*Given task*
Copy exactly, and only, the lines between the start of the entries below and the line containing "-0.0028, -0.0015, 0.0]", both inclusive. Omit pictures.

-- START --

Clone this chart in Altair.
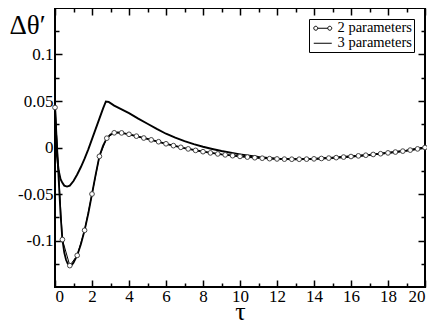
import altair as alt
import pandas as pd

SERIES_2 = "2 parameters"
SERIES_3 = "3 parameters"

# "2 parameters" series (circles)
t_circ = [0.0, 0.4, 0.8, 1.2, 1.6, 2.0, 2.4, 2.8, 3.2, 3.6, 4.0, 4.4, 4.8, 5.2, 5.6,
          6.0, 6.4, 6.8, 7.2, 7.6, 8.0, 8.4, 8.8, 9.2, 9.6, 10.0, 10.4, 10.8, 11.2,
          11.6, 12.0, 12.4, 12.8, 13.2, 13.6, 14.0, 14.4, 14.8, 15.2, 15.6, 16.0,
          16.4, 16.8, 17.2, 17.6, 18.0, 18.4, 18.8, 19.2, 19.6, 20.0]
v_circ = [0.043, -0.099, -0.127, -0.116, -0.089, -0.050, -0.0095, 0.0100, 0.0158,
          0.0157, 0.0142, 0.0122, 0.0102, 0.0082, 0.0062, 0.0040, 0.0020, 0.0002,
          -0.0015, -0.0031, -0.0045, -0.0058, -0.0069, -0.0079, -0.0088, -0.0096,
          -0.0103, -0.0110, -0.0115, -0.0120, -0.0123, -0.0125, -0.0126, -0.0126,
          -0.0125, -0.0122, -0.0118, -0.0114, -0.0109, -0.0103, -0.0097, -0.0090,
          -0.0083, -0.0075, -0.0067, -0.0058, -0.0049, -0.0039, -0.0028, -0.0015, 0.0]

# "3 parameters" upper curve
t_up = [0.0, 0.1, 0.2, 0.3, 0.4, 0.5, 0.65, 0.8, 1.0, 1.2, 1.4, 1.6, 1.8, 2.0, 2.2,
        2.4, 2.6, 2.75, 2.9, 3.2, 3.6, 4.0, 4.5, 5.0, 5.5, 6.0, 6.5, 7.0, 7.5, 8.0,
        8.5, 9.0, 9.5, 10.0, 10.5, 11.0, 11.5, 12.0, 12.5, 13.0, 14.0, 15.0, 16.0,
        17.0, 18.0, 19.0, 20.0]
v_up = [0.045, -0.008, -0.025, -0.034, -0.038, -0.041, -0.042, -0.041, -0.036,
        -0.029, -0.021, -0.012, -0.002, 0.009, 0.020, 0.031, 0.042, 0.0495, 0.049,
        0.045, 0.041, 0.037, 0.031, 0.0255, 0.020, 0.0148, 0.0105, 0.0068, 0.0036,
        0.0008, -0.0016, -0.0038, -0.0057, -0.0074, -0.0089, -0.0102, -0.0112,
        -0.0120, -0.0124, -0.0126, -0.0122, -0.0111, -0.0097, -0.0079, -0.0058,
        -0.0033, 0.0]

# "3 parameters" lower curve
t_low = [0.0, 0.1, 0.2, 0.3, 0.4, 0.5, 0.6, 0.7, 0.8, 0.9, 1.0, 1.2, 1.4, 1.6, 1.8,
         2.0, 2.2, 2.4, 2.6, 2.8, 3.0, 3.2, 3.4, 3.6, 4.0, 5.0, 6.0, 7.0, 8.0, 9.0,
         10.0, 11.0, 12.0, 13.0, 14.0, 15.0, 16.0, 17.0, 18.0, 19.0, 20.0]
v_low = [0.043, 0.005, -0.035, -0.072, -0.099, -0.113, -0.121, -0.1255, -0.127,
         -0.1265, -0.124, -0.116, -0.104, -0.089, -0.071, -0.050, -0.029, -0.0095,
         0.002, 0.010, 0.014, 0.0158, 0.0162, 0.0157, 0.0142, 0.0092, 0.0040,
         -0.0006, -0.0045, -0.0074, -0.0096, -0.0112, -0.0123, -0.0126, -0.0122,
         -0.0112, -0.0097, -0.0079, -0.0058, -0.0033, 0.0]

x_major = [0, 2, 4, 6, 8, 10, 12, 14, 16, 18, 20]
x_minor = [1, 3, 5, 7, 9, 11, 13, 15, 17, 19]
y_major = [-0.1, -0.05, 0, 0.05, 0.1]
y_minor = [-0.125, -0.075, -0.025, 0.025, 0.075, 0.125]

df_circ = pd.DataFrame({"t": t_circ, "v": v_circ, "series": SERIES_2})
df_up = pd.DataFrame({"t": t_up, "v": v_up, "series": SERIES_3})
df_low = pd.DataFrame({"t": t_low, "v": v_low, "series": SERIES_3})

FONT = "'Liberation Serif', 'DejaVu Serif', serif"
xs = alt.Scale(domain=[0, 20], nice=False, zero=False)
ys = alt.Scale(domain=[-0.15, 0.15], nice=False, zero=False)

MAJ, MIN = 7, 4


def axis(orient, values, size, labels=False, **kw):
    return alt.Axis(orient=orient, values=values, tickSize=size, offset=-size,
                    labels=labels, domain=False, grid=False, ticks=True,
                    tickColor="black", tickWidth=1.5, **kw)


ax_bottom = axis("bottom", x_major, MAJ, labels=True, format="d",
                 labelFont=FONT, labelFontSize=17, labelPadding=1, labelColor="black",
                 title="τ", titleFont=FONT, titleFontSize=26, titleFontWeight="normal",
                 titleColor="black", titleBaseline="alphabetic", titleY=39)
ax_left = axis("left", y_major, MAJ, labels=True,
               labelExpr="datum.value < 0 ? '-' + format(-datum.value, '.2~f') : format(datum.value, '.2~f')",
               labelFont=FONT, labelFontSize=17, labelPadding=2, labelColor="black",
               title="Δθ′", titleFont=FONT, titleFontSize=27, titleFontWeight="normal",
               titleColor="black", titleAngle=0, titleAlign="left",
               titleBaseline="alphabetic", titleX=-53, titleY=25)

SYM2 = ("M-0.111,0A0.444,0.444 0 1,0 -1,0A0.444,0.444 0 1,0 -0.111,0"
        "M-0.111,0L2.111,0"
        "M3,0A0.444,0.444 0 1,0 2.111,0A0.444,0.444 0 1,0 3,0")
SYM3 = "M-1,0L3,0"

color = alt.Color(
    "series:N",
    scale=alt.Scale(domain=[SERIES_2, SERIES_3], range=["black", "black"]),
    legend=alt.Legend(
        orient="none", legendX=254, legendY=11, title=None,
        strokeColor="black", fillColor="white", padding=2, rowPadding=0,
        symbolSize=81, labelOffset=12, labelFont=FONT, labelFontSize=14.5,
        labelColor="black", symbolStrokeWidth=1, symbolStrokeColor="black",
        cornerRadius=0,
        symbolType={"expr": f"datum.value === '{SERIES_2}' ? '{SYM2}' : '{SYM3}'"},
    ),
)

upper = alt.Chart(df_up).mark_line(strokeWidth=1.9).encode(
    x=alt.X("t:Q", scale=xs, axis=ax_bottom),
    y=alt.Y("v:Q", scale=ys, axis=ax_left),
    color=color,
)

lower = alt.Chart(df_low).mark_line(strokeWidth=1.8).encode(
    x=alt.X("t:Q", scale=xs, axis=axis("bottom", x_minor, MIN, title=None)),
    y=alt.Y("v:Q", scale=ys, axis=axis("left", y_minor, MIN, title=None)),
    color=color,
)

circ_line = alt.Chart(df_circ).mark_line(strokeWidth=1).encode(
    x=alt.X("t:Q", scale=xs, axis=axis("top", x_major, MAJ, title=None)),
    y=alt.Y("v:Q", scale=ys, axis=axis("right", y_major, MAJ, title=None)),
    color=color,
)

circ_pts = alt.Chart(df_circ).mark_point(
    shape="circle", size=22, filled=True, fill="white", stroke="#444444",
    strokeWidth=1, opacity=1,
).encode(
    x=alt.X("t:Q", scale=xs, axis=axis("top", x_minor, MIN, title=None)),
    y=alt.Y("v:Q", scale=ys, axis=axis("right", y_minor, MIN, title=None)),
)

chart = alt.layer(upper, lower, circ_line, circ_pts).resolve_axis(
    x="independent", y="independent"
).properties(
    width=370, height=279,
    padding={"left": 47, "top": 0, "right": 2, "bottom": 38},
    autosize=alt.AutoSizeParams(type="none"),
    background="white",
).configure(
    font=FONT
).configure_view(stroke="black", strokeWidth=2)

chart.save("out.html", embed_options={"renderer": "svg", "actions": False})
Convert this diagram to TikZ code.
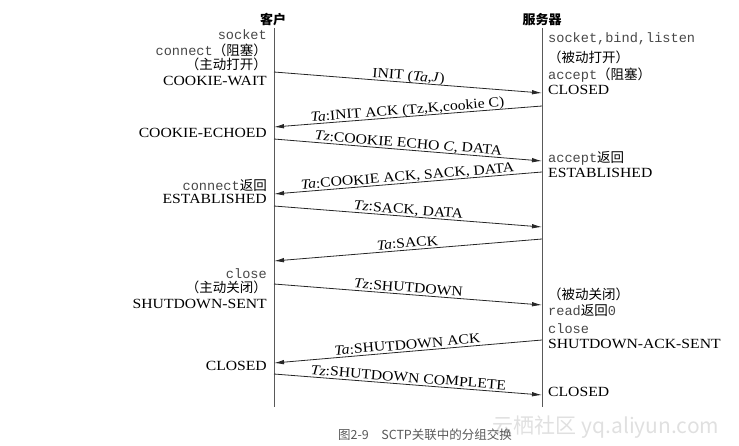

-- END --

*Exercise response*
Clone this chart in Altair.
import altair as alt
import pandas as pd

SERIES_2 = "2 parameters"
SERIES_3 = "3 parameters"

# "2 parameters" series (circles)
t_circ = [0.0, 0.4, 0.8, 1.2, 1.6, 2.0, 2.4, 2.8, 3.2, 3.6, 4.0, 4.4, 4.8, 5.2, 5.6,
          6.0, 6.4, 6.8, 7.2, 7.6, 8.0, 8.4, 8.8, 9.2, 9.6, 10.0, 10.4, 10.8, 11.2,
          11.6, 12.0, 12.4, 12.8, 13.2, 13.6, 14.0, 14.4, 14.8, 15.2, 15.6, 16.0,
          16.4, 16.8, 17.2, 17.6, 18.0, 18.4, 18.8, 19.2, 19.6, 20.0]
v_circ = [0.043, -0.099, -0.127, -0.116, -0.089, -0.050, -0.0095, 0.0100, 0.0158,
          0.0157, 0.0142, 0.0122, 0.0102, 0.0082, 0.0062, 0.0040, 0.0020, 0.0002,
          -0.0015, -0.0031, -0.0045, -0.0058, -0.0069, -0.0079, -0.0088, -0.0096,
          -0.0103, -0.0110, -0.0115, -0.0120, -0.0123, -0.0125, -0.0126, -0.0126,
          -0.0125, -0.0122, -0.0118, -0.0114, -0.0109, -0.0103, -0.0097, -0.0090,
          -0.0083, -0.0075, -0.0067, -0.0058, -0.0049, -0.0039, -0.0028, -0.0015, 0.0]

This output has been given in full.